Solution Saturday: Dealing with Someone who Second Guesses Everything I do

Dear Dan,

Over a year ago I took a new position. We have been enjoying great success with record results. Recently the person I replaced took a job that I have to work directly with. They have decision making responsibilities for the group.

From the moment they came back, they have been second guessing everything I do. This has happened in both large group settings and also directly to their boss, who then talked to my boss.

I feel trapped and have been second guessing everything I do. Its starting to affect my team.

Any suggestions on what to do without stepping on toes?

Second Guessed

Dear Second Guessed,

At the end of this reply, you will find some suggestions for dealing with backstabbers, but first I want to focus on you. Before you read further, I accept the idea that I could be completely off base.

I wonder if the issue is lack of decisiveness on your part? Perhaps this person was given the position that has decision making responsibility because you lack confidence in this area.

Learning to navigate situations where you’re second guessed is an important step on the leadership journey.

Your concern about stepping on toes may reflect a healthy concern for the feelings of others. On the other hand, it may reflect an unwillingness to take action when there’s emotional tension. I’m leaning to the later idea.

You write that you feel trapped. Feeling trapped suggests a focus on things you can’t change. We all feel it from time to time. Frankly, there are situations at work where we don’t have much control. The question is, “What is within your control?”

Can’t control:

  1. Emotions. It’s wrong to think you can prevent dark emotions. Buried emotions eventually manifest themselves.
  2. People. We influence people, but ultimately people make their own choices. Manipulators use unethical methods of influence. They tell lies to invite people to engage in self-defeating behaviors.
  3. Past events. History never changes. We do.

Can control:

  1. Responses to negative emotion. What will you do with the negative emotions that are connected with your antagonist?
    • Ruminate on them night and day or focus on something else?
    • Develop a plan to deal with this the next time it happens.
    • Ask yourself, “What can I do?”
    • Discuss this with several unbiased experienced outsiders. (My response should not be considered a fulfillment of this option. My ideas are inadequate because I don’t know enough about your situation.)
  2. Attitudes when things seem to go badly. What do the following words suggest?
    • Humility. Perhaps this situation is an opportunity to expand your leadership skills by learning how to navigate being second guessed.
    • Candor. How might you give voice to your concerns in a way that reflects concern for the team you lead and the organization as a whole? How might you say something that serves the best interest of you antagonist?
    • Toughness. Is this an opportunity to shift through your values and determine where you are willing to take a stand, even if it feels dangerous?
    • Transparency. How might you bring this situation to light in a way that serves the best interest of others? How might you give voice to what’s going on in your world?
    • Focus. How might you discover behaviors that move the agenda forward? Distraction destroys effectiveness.
    • Gratitude. Where might you find and express gratitude, even in small ways? Gratitude is freeing. You mention that you’re having great success. Celebrate, even as you press into the future.

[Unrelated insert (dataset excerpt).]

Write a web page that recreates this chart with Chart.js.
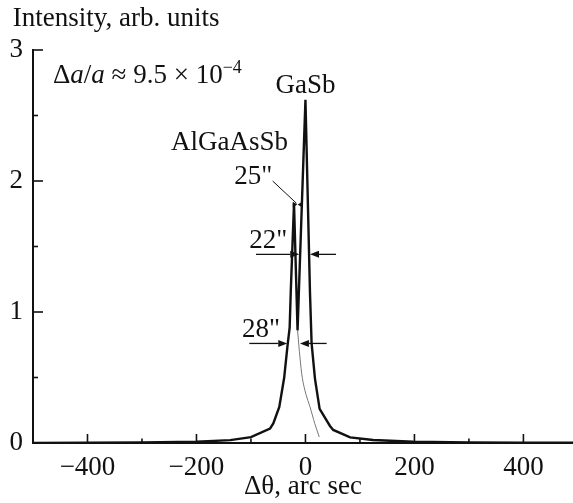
<!DOCTYPE html>
<html>
<head>
<meta charset="utf-8">
<script src="https://cdn.jsdelivr.net/npm/chart.js@4.4.1/dist/chart.umd.min.js"></script>
<style>
  html, body { margin: 0; padding: 0; background: #fff; }
  canvas { display: block; }
</style>
</head>
<body>
<canvas id="rc" width="573" height="503"></canvas>
<script>
// Rocking curve: measured profile (GaSb substrate + AlGaAsSb layer)
const thetaMeasured = [-500, -400, -300, -200, -138, -100, -65, -59, -48, -39, -33, -29, -27, -21, -14.5, 0, 8.3, 11.3, 17.5, 26, 45, 51, 82, 124, 198, 300, 400, 491];
const intensityMeasured = [0.001, 0.002, 0.004, 0.01, 0.022, 0.045, 0.11, 0.15, 0.275, 0.5, 0.74, 0.88, 1.15, 1.83, 0.86, 2.62, 1.15, 0.76, 0.49, 0.26, 0.13, 0.1, 0.043, 0.023, 0.01, 0.005, 0.003, 0.002];

// Decomposed tail of the layer peak under the substrate peak
const thetaLayerTail = [-14.5, -10, -5.5, 1, 8.3, 17, 25.3];
const intensityLayerTail = [0.86, 0.65, 0.49, 0.37, 0.277, 0.15, 0.046];

// Axis ticks
const xTickValues = [-400, -200, 0, 200, 400];
const xMinorTicks = [-300, -100, 100, 300];
const yTickValues = [0, 1, 2, 3];
const yMinorTicks = [0.5, 1.5, 2.5];

const INK = '#111';
const SERIF = "'Liberation Serif', 'Times New Roman', serif";
const font = (size, style) => ({ family: SERIF, size: size, style: style || 'normal', lineHeight: 1.2 });

const toPoints = (xs, ys) => xs.map((v, i) => ({ x: v, y: ys[i] }));

// Double-headed width markers, labels and inward ticks
const figureMarks = {
  id: 'figureMarks',
  afterDatasetsDraw(chart) {
    const { ctx, chartArea: a, scales: { x, y } } = chart;
    const px = v => x.getPixelForValue(v);
    const py = v => y.getPixelForValue(v);

    ctx.save();
    ctx.strokeStyle = INK;
    ctx.fillStyle = INK;

    // inward tick marks
    ctx.lineWidth = 1.6;
    const seg = (x0, y0, x1, y1) => { ctx.beginPath(); ctx.moveTo(x0, y0); ctx.lineTo(x1, y1); ctx.stroke(); };
    xTickValues.forEach(v => seg(px(v), a.bottom, px(v), a.bottom - 9));
    xMinorTicks.forEach(v => seg(px(v), a.bottom, px(v), a.bottom - 4.5));
    yTickValues.forEach(v => seg(a.left, py(v), a.left + 10, py(v)));
    yMinorTicks.forEach(v => seg(a.left, py(v), a.left + 5, py(v)));

    // arrows
    const arrow = (x0, y0, x1, y1, len, half) => {
      ctx.lineWidth = 1.3;
      const ang = Math.atan2(y1 - y0, x1 - x0);
      const bx = x1 - len * Math.cos(ang), by = y1 - len * Math.sin(ang);
      seg(x0, y0, bx, by);
      ctx.beginPath();
      ctx.moveTo(x1, y1);
      ctx.lineTo(bx + half * Math.sin(ang), by - half * Math.cos(ang));
      ctx.lineTo(bx - half * Math.sin(ang), by + half * Math.cos(ang));
      ctx.closePath();
      ctx.fill();
    };

    // 22" width of the substrate peak
    arrow(px(-90.8), py(1.44), px(-11.4), py(1.44), 9, 3.5);
    arrow(px(56), py(1.44), px(8.3), py(1.44), 9, 3.5);
    // 28" width of the layer peak
    arrow(px(-103), py(0.76), px(-33.4), py(0.76), 9, 3.5);
    arrow(px(38.9), py(0.76), px(-10.1), py(0.76), 9, 3.5);
    // 25" marker at the layer peak top
    arrow(px(-23), py(1.82), px(-15), py(1.82), 4.5, 2.8);
    arrow(px(-6.4), py(1.82), px(-14.2), py(1.82), 4.5, 2.8);
    ctx.lineWidth = 1;
    seg(px(-60.2), py(2.0), px(-16.5), py(1.83));

    // text labels
    ctx.textBaseline = 'alphabetic';
    ctx.font = "27px " + SERIF;
    ctx.textAlign = 'center';
    ctx.fillText('GaSb', px(0), py(2.67));
    ctx.textAlign = 'right';
    ctx.fillText('AlGaAsSb', px(-32), py(2.24));
    ctx.fillText('25"', px(-61), py(1.98));
    ctx.fillText('22"', px(-33.4), py(1.486));
    ctx.fillText('28"', px(-46.8), py(0.81));

    // axis caption and lattice mismatch
    ctx.textAlign = 'left';
    ctx.fillText('Intensity, arb. units', 12.7, 26);

    const runs = [
      ['\u0394', 'normal', 27, 0],
      ['a', 'italic', 27, 0],
      ['/', 'normal', 27, 0],
      ['a', 'italic', 27, 0],
      [' \u2248 9.5 \u00d7 10', 'normal', 27, 0],
      ['\u22124', 'normal', 18, -10]
    ];
    let cx = a.left + 20;
    const base = 83;
    runs.forEach(([t, st, sz, dy]) => {
      ctx.font = (st === 'italic' ? 'italic ' : '') + sz + 'px ' + SERIF;
      ctx.fillText(t, cx, base + dy);
      cx += ctx.measureText(t).width;
    });

    ctx.restore();
  }
};

new Chart(document.getElementById('rc'), {
  type: 'line',
  data: {
    datasets: [
      {
        label: 'measured',
        data: toPoints(thetaMeasured, intensityMeasured),
        borderColor: INK,
        borderWidth: 2.4,
        pointRadius: 0,
        tension: 0,
        fill: false,
        borderJoinStyle: 'miter'
      },
      {
        label: 'layer tail',
        data: toPoints(thetaLayerTail, intensityLayerTail),
        borderColor: '#777',
        borderWidth: 1,
        pointRadius: 0,
        tension: 0.3,
        fill: false
      }
    ]
  },
  options: {
    responsive: false,
    animation: false,
    devicePixelRatio: 1,
    layout: { padding: { top: 50, right: 0, bottom: 0, left: 0 } },
    plugins: { legend: { display: false }, tooltip: { enabled: false } },
    scales: {
      x: {
        type: 'linear',
        min: -500,
        max: 491,
        grid: { display: false, drawTicks: false },
        border: { display: true, color: INK, width: 2 },
        afterBuildTicks: s => { s.ticks = xTickValues.map(v => ({ value: v })); },
        afterFit: s => { s.height = 60; },
        ticks: {
          font: font(27),
          color: INK,
          padding: 9,
          maxRotation: 0,
          autoSkip: false,
          callback: v => (v < 0 ? '\u2212' + Math.abs(v) : String(v))
        },
        title: { display: true, text: '\u0394\u03b8, arc sec', font: font(27), color: INK, padding: 0 }
      },
      y: {
        min: 0,
        max: 3,
        grid: { display: false, drawTicks: false },
        border: { display: true, color: INK, width: 2 },
        afterBuildTicks: s => { s.ticks = yTickValues.map(v => ({ value: v })); },
        afterFit: s => { s.width = 33; },
        ticks: { font: font(27), color: INK, padding: 10 }
      }
    }
  },
  plugins: [figureMarks]
});
</script>
</body>
</html>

Please forgive me if my focus on you is off base. Let’s assume your antagonist is a skillful backstabber.

5 suggestions for dealing with backstabbers:

Find the grain of truth. Backstabbers appear to express concern while causing harm to their victims. It’s likely that there’s a grain of truth in their concern. Otherwise, no one would listen. In your case, the grain of truth may be about your decision making skills.

Act decisively. Bring your second guesser into your decision making process. Before your next meeting, get their input. If they second guess you after giving input, call them out. “We discussed this yesterday and you were all in. What changed?”

Play office politics responsibly. Strengthen your relationships with higher ups.

Don’t confront a skillful backstabber. They will chew you up and spit you out. They’ve anticipated your moves and laid traps for you. I heard one skillful backstabber brag that she would cut you and you wouldn’t even know until the next day.

Brag about successes. The best way to brag about success is to publicly celebrate your team’s wins. Let others know about high performers on your team. Don’t brag about yourself. Brag about the people you lead.

What suggestions do you have for Second Guessed?

**I relax my 300 word limit on Solution Saturday.